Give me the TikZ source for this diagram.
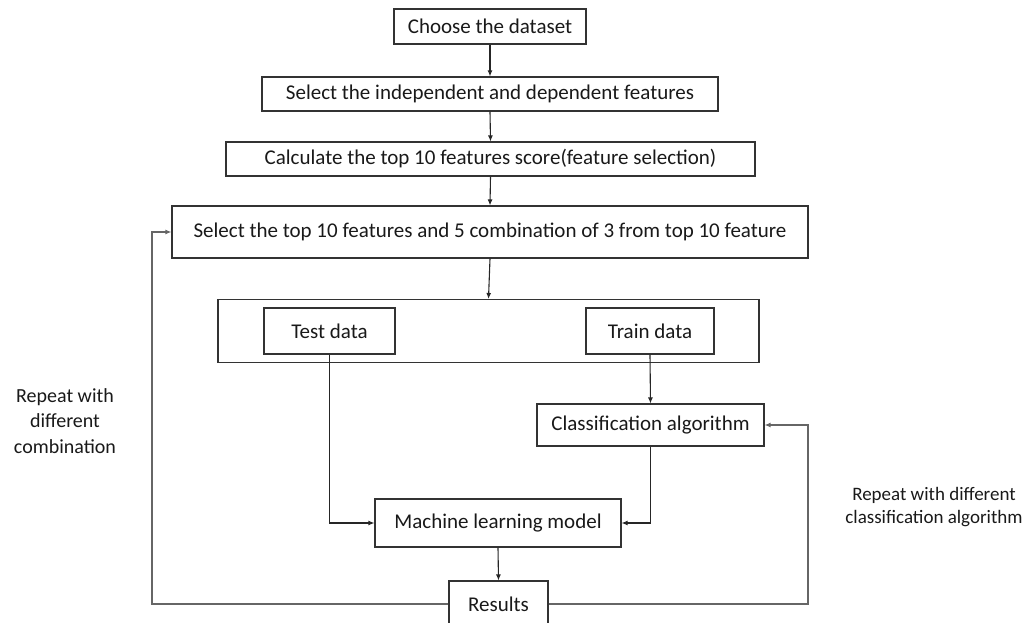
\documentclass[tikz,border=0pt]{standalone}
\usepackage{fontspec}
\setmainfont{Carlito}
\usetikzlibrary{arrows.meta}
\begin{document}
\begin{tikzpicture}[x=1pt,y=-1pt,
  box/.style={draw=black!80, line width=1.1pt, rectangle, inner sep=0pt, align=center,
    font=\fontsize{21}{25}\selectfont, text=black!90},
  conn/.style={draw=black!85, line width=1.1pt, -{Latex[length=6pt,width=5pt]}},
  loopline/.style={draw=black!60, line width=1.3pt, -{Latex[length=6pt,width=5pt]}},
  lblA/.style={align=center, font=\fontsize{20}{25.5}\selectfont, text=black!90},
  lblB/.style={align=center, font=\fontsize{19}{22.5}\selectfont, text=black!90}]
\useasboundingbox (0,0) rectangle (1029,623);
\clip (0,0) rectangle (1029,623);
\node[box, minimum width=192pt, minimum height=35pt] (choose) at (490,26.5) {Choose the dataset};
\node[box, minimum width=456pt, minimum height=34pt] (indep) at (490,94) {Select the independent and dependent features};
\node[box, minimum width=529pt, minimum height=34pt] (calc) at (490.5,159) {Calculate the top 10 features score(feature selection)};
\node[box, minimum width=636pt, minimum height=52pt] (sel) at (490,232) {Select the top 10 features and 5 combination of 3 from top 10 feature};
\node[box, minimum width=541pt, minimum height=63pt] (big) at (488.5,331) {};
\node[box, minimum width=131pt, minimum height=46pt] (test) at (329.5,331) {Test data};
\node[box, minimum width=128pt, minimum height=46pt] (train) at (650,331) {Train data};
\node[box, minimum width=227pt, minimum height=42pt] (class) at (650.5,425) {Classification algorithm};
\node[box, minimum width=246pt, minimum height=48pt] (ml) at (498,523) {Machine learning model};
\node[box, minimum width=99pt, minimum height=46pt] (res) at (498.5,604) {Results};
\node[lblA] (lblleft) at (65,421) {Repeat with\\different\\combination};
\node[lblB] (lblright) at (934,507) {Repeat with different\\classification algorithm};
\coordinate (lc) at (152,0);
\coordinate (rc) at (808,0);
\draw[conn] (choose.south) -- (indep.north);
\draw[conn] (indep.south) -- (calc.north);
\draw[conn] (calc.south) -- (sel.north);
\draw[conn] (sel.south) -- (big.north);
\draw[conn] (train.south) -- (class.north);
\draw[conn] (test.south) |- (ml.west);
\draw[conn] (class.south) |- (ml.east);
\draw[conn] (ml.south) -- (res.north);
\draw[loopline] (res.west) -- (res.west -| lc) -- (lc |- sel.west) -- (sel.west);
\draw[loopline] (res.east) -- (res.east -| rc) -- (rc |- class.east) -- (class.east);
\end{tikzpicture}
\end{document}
...
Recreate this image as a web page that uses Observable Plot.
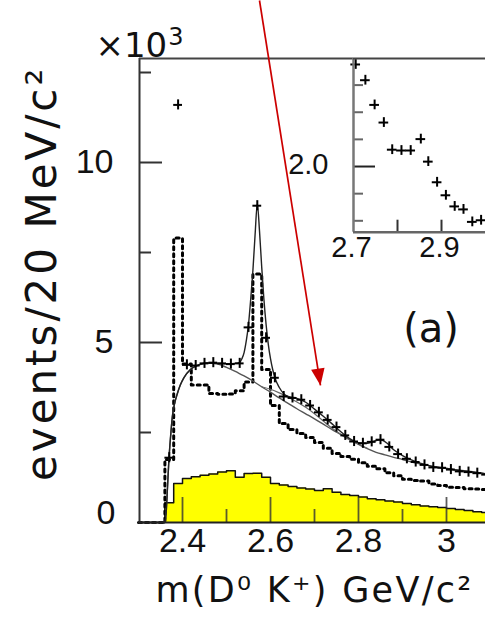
* * *
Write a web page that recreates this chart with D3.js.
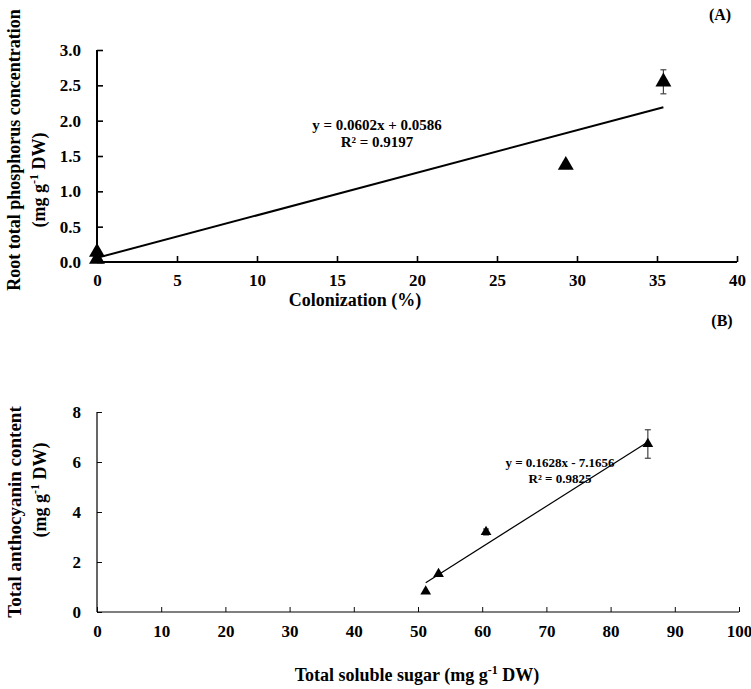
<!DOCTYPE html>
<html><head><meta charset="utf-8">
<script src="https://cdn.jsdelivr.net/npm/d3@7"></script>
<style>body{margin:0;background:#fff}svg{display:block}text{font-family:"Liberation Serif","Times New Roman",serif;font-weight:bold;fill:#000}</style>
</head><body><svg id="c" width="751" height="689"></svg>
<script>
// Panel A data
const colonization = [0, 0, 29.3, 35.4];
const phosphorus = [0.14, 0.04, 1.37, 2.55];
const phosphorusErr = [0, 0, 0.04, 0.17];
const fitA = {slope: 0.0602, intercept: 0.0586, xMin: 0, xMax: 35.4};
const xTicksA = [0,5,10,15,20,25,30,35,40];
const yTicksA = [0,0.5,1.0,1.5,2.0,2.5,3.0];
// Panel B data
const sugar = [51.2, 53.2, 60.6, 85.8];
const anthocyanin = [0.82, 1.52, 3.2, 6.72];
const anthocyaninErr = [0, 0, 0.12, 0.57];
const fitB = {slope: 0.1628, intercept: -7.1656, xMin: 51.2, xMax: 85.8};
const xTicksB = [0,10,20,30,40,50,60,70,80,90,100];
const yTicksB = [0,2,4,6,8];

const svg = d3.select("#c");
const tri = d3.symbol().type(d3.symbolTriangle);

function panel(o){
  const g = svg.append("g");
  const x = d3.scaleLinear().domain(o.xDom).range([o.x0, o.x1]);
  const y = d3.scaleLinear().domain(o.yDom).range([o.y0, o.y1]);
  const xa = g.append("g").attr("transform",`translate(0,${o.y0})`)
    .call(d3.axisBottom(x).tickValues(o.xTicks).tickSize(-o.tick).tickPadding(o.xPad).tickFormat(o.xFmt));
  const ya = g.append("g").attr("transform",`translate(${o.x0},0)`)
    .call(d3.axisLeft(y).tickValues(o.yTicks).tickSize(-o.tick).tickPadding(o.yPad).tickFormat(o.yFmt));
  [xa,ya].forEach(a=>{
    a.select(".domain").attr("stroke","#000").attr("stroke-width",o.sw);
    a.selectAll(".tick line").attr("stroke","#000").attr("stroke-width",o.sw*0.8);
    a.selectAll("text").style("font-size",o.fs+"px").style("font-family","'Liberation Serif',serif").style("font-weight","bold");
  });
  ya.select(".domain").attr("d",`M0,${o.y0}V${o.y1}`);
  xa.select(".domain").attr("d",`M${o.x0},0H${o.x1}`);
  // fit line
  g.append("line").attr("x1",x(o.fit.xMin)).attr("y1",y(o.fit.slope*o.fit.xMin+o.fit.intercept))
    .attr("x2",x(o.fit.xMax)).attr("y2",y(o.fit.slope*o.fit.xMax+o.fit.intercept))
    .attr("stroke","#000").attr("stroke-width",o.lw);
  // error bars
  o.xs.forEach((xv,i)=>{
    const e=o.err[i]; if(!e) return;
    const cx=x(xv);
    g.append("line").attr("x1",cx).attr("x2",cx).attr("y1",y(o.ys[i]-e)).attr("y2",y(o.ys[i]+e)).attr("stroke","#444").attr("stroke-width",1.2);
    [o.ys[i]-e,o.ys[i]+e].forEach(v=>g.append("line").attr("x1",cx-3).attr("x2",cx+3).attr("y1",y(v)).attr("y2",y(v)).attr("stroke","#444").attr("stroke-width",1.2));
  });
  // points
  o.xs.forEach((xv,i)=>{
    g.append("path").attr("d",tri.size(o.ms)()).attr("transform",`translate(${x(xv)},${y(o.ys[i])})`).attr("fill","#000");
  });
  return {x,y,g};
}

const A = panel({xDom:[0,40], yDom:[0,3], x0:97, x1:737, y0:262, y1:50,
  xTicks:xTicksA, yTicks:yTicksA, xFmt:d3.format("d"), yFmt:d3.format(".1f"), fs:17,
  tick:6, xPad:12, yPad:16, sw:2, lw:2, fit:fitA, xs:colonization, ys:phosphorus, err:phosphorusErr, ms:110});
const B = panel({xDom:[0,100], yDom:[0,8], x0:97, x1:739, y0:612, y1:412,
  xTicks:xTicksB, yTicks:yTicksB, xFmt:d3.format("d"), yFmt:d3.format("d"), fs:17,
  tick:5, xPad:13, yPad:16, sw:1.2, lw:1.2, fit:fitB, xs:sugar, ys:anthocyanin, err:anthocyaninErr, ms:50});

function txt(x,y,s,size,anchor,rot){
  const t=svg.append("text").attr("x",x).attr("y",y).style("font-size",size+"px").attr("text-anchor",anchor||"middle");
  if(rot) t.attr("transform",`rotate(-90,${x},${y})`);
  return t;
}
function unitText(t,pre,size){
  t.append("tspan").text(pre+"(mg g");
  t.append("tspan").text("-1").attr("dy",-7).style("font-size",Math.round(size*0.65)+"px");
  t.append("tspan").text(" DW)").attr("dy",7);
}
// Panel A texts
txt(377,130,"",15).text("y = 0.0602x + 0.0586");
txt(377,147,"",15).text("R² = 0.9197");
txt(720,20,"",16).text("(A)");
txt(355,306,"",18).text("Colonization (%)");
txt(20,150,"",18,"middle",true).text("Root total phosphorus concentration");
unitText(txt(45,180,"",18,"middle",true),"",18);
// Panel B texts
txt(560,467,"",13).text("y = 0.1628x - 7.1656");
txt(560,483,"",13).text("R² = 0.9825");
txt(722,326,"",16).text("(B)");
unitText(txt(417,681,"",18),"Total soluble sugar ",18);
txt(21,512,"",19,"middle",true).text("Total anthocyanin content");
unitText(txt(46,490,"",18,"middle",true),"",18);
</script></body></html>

AIM >>
In the listing above, find the line with "Write a web" and the line with "const tri = d3.symbol().type(d3.symbolTriangle);". Set down both and every line between them, minus the pictures.

EXPECTED ANSWER >>
Write a web page that recreates this chart with D3.js.
<!DOCTYPE html>
<html><head><meta charset="utf-8">
<script src="https://cdn.jsdelivr.net/npm/d3@7"></script>
<style>body{margin:0;background:#fff}svg{display:block}text{font-family:"Liberation Serif","Times New Roman",serif;font-weight:bold;fill:#000}</style>
</head><body><svg id="c" width="751" height="689"></svg>
<script>
// Panel A data
const colonization = [0, 0, 29.3, 35.4];
const phosphorus = [0.14, 0.04, 1.37, 2.55];
const phosphorusErr = [0, 0, 0.04, 0.17];
const fitA = {slope: 0.0602, intercept: 0.0586, xMin: 0, xMax: 35.4};
const xTicksA = [0,5,10,15,20,25,30,35,40];
const yTicksA = [0,0.5,1.0,1.5,2.0,2.5,3.0];
// Panel B data
const sugar = [51.2, 53.2, 60.6, 85.8];
const anthocyanin = [0.82, 1.52, 3.2, 6.72];
const anthocyaninErr = [0, 0, 0.12, 0.57];
const fitB = {slope: 0.1628, intercept: -7.1656, xMin: 51.2, xMax: 85.8};
const xTicksB = [0,10,20,30,40,50,60,70,80,90,100];
const yTicksB = [0,2,4,6,8];

const svg = d3.select("#c");
const tri = d3.symbol().type(d3.symbolTriangle);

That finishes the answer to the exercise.